- DIRECTIONS -
Single out each line with the word "Write" and copy it.

- DATA SECTION -

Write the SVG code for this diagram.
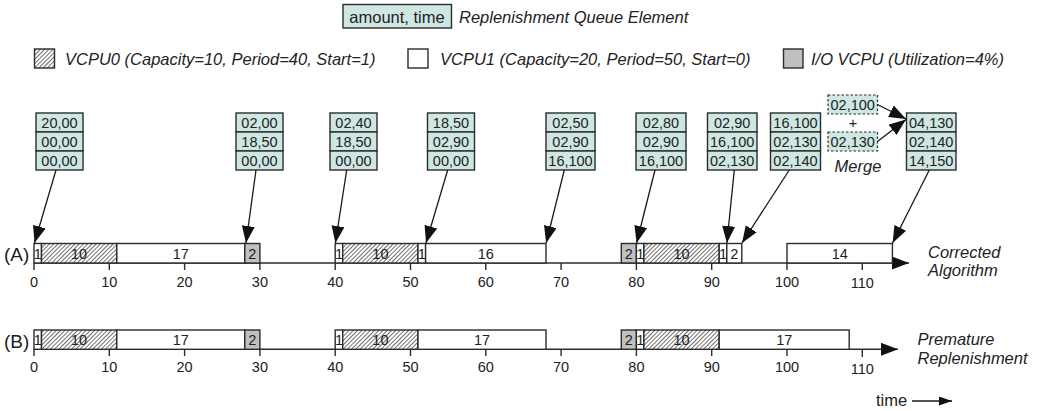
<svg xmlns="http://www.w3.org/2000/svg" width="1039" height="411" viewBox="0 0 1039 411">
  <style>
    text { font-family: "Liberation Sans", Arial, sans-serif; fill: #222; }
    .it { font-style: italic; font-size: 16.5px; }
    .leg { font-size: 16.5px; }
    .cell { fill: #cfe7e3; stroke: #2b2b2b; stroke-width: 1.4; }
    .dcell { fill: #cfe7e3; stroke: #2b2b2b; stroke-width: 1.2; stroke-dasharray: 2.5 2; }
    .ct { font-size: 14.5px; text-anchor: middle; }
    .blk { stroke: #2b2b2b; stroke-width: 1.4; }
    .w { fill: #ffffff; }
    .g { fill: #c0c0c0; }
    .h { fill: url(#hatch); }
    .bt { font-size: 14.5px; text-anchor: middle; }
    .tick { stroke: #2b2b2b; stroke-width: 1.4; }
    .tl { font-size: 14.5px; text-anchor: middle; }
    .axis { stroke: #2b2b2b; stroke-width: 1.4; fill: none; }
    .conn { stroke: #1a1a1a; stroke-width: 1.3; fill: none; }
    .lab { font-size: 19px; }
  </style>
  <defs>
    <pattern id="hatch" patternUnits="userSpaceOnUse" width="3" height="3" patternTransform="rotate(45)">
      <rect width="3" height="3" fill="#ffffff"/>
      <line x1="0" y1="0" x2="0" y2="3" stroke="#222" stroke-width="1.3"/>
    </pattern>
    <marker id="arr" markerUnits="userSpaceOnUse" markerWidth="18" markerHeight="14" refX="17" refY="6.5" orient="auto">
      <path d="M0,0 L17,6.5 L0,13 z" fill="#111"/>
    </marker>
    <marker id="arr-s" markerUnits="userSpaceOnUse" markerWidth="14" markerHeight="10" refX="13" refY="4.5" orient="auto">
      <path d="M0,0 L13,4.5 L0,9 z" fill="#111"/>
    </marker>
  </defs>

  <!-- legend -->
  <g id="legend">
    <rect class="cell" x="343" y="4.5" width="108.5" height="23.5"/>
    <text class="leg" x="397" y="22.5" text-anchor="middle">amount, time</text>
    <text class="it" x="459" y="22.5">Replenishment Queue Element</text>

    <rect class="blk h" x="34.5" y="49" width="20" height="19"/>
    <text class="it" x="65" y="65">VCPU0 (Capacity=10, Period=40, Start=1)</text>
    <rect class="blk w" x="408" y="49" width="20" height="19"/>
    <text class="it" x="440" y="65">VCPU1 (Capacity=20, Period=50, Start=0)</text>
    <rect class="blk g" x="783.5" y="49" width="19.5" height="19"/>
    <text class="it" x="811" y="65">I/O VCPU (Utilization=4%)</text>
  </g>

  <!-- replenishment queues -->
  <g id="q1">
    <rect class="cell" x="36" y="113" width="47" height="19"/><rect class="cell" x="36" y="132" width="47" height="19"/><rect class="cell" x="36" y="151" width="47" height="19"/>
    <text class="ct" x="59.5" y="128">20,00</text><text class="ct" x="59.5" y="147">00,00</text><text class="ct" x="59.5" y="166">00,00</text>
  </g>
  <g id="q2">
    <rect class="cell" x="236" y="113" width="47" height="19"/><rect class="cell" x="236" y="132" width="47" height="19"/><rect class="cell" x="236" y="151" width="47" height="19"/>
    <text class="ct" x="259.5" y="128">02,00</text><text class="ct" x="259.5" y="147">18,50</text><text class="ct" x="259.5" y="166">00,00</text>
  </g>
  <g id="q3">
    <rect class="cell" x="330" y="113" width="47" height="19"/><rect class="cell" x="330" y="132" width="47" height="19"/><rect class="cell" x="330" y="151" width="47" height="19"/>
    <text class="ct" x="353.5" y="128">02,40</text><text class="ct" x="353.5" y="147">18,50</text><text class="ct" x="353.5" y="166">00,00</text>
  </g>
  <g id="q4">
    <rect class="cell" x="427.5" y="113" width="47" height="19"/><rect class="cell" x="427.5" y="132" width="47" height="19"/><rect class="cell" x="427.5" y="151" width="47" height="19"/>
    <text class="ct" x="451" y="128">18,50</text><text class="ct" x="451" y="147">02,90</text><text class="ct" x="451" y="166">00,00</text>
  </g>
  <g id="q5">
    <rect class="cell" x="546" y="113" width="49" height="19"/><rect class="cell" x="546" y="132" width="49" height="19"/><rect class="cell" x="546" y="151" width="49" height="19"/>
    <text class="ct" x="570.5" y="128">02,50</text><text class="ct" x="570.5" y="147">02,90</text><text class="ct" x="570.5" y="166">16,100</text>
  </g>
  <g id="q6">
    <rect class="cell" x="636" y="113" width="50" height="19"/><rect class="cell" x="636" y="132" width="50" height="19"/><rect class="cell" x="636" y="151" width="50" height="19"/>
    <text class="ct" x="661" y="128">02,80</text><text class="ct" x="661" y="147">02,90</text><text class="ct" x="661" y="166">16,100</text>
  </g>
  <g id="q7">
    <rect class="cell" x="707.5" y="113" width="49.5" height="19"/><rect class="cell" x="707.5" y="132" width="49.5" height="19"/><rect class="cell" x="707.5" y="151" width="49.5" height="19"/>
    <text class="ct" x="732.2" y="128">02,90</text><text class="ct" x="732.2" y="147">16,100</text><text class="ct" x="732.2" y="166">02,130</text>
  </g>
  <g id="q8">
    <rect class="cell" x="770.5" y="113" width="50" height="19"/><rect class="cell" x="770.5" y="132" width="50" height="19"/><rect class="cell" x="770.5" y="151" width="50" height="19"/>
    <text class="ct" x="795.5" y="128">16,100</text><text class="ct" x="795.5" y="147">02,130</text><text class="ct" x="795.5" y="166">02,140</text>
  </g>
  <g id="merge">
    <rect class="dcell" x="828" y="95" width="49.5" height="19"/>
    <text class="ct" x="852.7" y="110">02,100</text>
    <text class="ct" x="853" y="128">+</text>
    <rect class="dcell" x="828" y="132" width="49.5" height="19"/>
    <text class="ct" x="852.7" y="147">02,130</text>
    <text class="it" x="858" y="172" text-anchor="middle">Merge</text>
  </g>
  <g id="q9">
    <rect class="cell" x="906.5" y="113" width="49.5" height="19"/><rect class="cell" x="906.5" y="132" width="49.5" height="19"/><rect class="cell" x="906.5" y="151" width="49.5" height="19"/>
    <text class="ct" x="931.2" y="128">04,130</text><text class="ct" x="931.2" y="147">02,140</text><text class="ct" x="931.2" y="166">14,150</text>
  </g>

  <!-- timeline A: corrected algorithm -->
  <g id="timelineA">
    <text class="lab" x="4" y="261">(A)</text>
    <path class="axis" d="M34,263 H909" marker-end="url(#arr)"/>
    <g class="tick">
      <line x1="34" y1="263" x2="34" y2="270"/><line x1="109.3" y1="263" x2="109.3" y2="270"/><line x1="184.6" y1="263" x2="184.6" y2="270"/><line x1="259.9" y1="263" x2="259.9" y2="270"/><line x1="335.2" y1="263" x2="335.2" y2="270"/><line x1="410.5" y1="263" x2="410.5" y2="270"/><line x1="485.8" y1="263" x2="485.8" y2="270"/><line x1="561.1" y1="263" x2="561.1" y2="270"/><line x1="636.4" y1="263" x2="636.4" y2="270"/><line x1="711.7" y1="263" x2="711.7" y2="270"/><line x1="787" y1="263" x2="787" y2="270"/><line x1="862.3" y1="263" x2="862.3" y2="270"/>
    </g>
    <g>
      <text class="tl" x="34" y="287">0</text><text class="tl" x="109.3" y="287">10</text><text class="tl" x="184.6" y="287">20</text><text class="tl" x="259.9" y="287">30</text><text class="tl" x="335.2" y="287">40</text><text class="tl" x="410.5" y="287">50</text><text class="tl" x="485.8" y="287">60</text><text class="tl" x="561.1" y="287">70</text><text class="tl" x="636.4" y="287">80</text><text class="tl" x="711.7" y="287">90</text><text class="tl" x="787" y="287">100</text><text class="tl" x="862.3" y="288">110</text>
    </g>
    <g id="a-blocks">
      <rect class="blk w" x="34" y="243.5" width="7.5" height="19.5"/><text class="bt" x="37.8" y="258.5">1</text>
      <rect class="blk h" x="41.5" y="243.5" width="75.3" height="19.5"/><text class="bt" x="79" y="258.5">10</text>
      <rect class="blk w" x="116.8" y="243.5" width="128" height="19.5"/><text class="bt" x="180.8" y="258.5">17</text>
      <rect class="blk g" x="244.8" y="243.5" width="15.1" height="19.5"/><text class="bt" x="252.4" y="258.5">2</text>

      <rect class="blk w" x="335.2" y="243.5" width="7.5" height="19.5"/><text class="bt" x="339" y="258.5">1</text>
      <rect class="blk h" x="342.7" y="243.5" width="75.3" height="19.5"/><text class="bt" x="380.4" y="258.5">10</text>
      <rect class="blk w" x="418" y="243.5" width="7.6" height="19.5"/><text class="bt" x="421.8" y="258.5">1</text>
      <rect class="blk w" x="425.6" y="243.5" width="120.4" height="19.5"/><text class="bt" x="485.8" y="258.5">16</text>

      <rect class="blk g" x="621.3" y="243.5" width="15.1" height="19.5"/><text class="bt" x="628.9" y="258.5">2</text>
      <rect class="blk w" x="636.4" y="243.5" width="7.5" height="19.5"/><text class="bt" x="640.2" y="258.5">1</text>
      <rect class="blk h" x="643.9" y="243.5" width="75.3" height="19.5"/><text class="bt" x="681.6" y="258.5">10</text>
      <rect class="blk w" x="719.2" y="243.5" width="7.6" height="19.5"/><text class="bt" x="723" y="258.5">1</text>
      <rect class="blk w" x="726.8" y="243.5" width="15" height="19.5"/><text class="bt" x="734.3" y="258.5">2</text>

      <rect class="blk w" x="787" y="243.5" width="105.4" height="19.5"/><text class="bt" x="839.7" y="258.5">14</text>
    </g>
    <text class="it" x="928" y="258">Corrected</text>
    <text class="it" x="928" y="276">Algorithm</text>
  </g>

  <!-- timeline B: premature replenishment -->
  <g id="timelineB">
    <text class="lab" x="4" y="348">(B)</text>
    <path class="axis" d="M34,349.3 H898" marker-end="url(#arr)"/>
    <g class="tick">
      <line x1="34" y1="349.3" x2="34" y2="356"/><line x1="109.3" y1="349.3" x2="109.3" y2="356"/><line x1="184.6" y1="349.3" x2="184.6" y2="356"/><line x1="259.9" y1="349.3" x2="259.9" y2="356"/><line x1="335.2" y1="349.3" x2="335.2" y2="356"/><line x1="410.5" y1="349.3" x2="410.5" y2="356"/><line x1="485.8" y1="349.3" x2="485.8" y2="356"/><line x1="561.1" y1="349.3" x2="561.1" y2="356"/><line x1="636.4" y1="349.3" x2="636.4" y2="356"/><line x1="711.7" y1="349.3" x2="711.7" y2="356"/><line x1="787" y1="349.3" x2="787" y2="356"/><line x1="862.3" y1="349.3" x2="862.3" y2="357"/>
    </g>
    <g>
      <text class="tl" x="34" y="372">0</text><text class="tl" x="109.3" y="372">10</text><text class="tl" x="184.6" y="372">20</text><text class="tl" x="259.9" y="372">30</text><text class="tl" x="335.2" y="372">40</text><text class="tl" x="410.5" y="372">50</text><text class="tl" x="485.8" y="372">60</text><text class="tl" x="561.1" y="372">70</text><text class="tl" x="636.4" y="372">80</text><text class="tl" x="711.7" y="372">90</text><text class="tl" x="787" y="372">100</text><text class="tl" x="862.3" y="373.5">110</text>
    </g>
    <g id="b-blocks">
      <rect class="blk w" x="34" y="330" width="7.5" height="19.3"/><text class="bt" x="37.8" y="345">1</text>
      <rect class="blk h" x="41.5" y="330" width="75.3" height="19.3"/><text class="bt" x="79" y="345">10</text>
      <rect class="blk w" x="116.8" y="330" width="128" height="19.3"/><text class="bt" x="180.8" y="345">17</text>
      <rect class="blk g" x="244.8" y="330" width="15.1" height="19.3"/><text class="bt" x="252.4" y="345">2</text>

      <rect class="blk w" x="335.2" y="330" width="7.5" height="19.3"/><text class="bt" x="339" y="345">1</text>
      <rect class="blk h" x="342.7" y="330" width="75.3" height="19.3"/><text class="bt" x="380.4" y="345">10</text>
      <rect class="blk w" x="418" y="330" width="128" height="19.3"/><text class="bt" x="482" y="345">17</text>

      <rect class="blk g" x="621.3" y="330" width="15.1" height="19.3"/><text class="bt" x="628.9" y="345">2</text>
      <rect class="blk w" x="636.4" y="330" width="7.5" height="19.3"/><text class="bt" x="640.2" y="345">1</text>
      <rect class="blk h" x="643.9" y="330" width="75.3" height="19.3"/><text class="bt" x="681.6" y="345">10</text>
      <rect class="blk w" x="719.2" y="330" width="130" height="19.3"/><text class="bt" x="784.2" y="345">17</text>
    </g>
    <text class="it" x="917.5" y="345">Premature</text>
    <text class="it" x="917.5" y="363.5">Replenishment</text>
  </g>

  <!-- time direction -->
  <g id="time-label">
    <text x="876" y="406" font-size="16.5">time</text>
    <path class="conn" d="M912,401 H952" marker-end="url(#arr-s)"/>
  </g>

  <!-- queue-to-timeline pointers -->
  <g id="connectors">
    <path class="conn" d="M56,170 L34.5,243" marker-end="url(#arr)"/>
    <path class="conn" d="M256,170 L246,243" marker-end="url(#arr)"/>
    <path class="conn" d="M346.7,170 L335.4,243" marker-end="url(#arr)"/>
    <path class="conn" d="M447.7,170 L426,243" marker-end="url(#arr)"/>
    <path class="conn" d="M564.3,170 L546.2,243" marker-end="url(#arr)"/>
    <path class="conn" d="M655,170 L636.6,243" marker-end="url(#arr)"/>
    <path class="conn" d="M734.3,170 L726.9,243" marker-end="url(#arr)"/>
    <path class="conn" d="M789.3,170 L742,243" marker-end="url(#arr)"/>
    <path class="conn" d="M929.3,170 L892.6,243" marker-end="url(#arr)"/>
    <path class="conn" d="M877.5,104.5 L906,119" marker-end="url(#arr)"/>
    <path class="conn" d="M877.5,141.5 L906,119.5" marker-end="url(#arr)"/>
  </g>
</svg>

--

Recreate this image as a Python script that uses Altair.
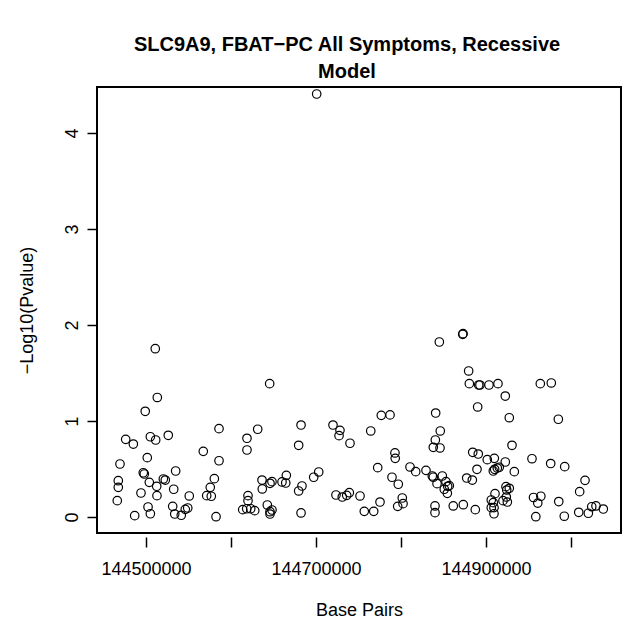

* * *

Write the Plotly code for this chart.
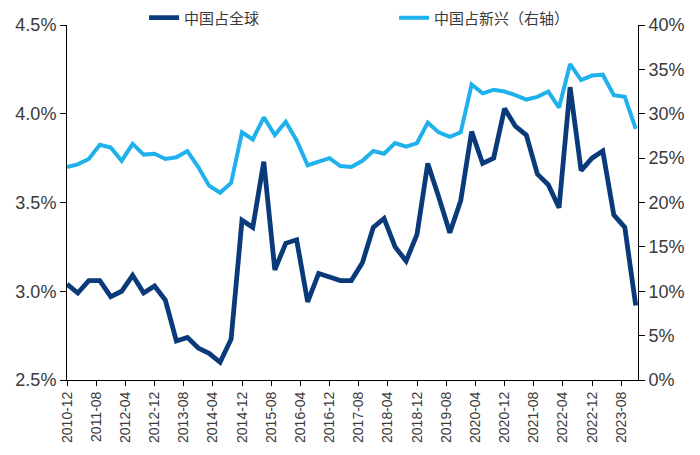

- REPLY TO THE EXERCISE -
Write the SVG code for this diagram.
Write the Plotly code for this chart.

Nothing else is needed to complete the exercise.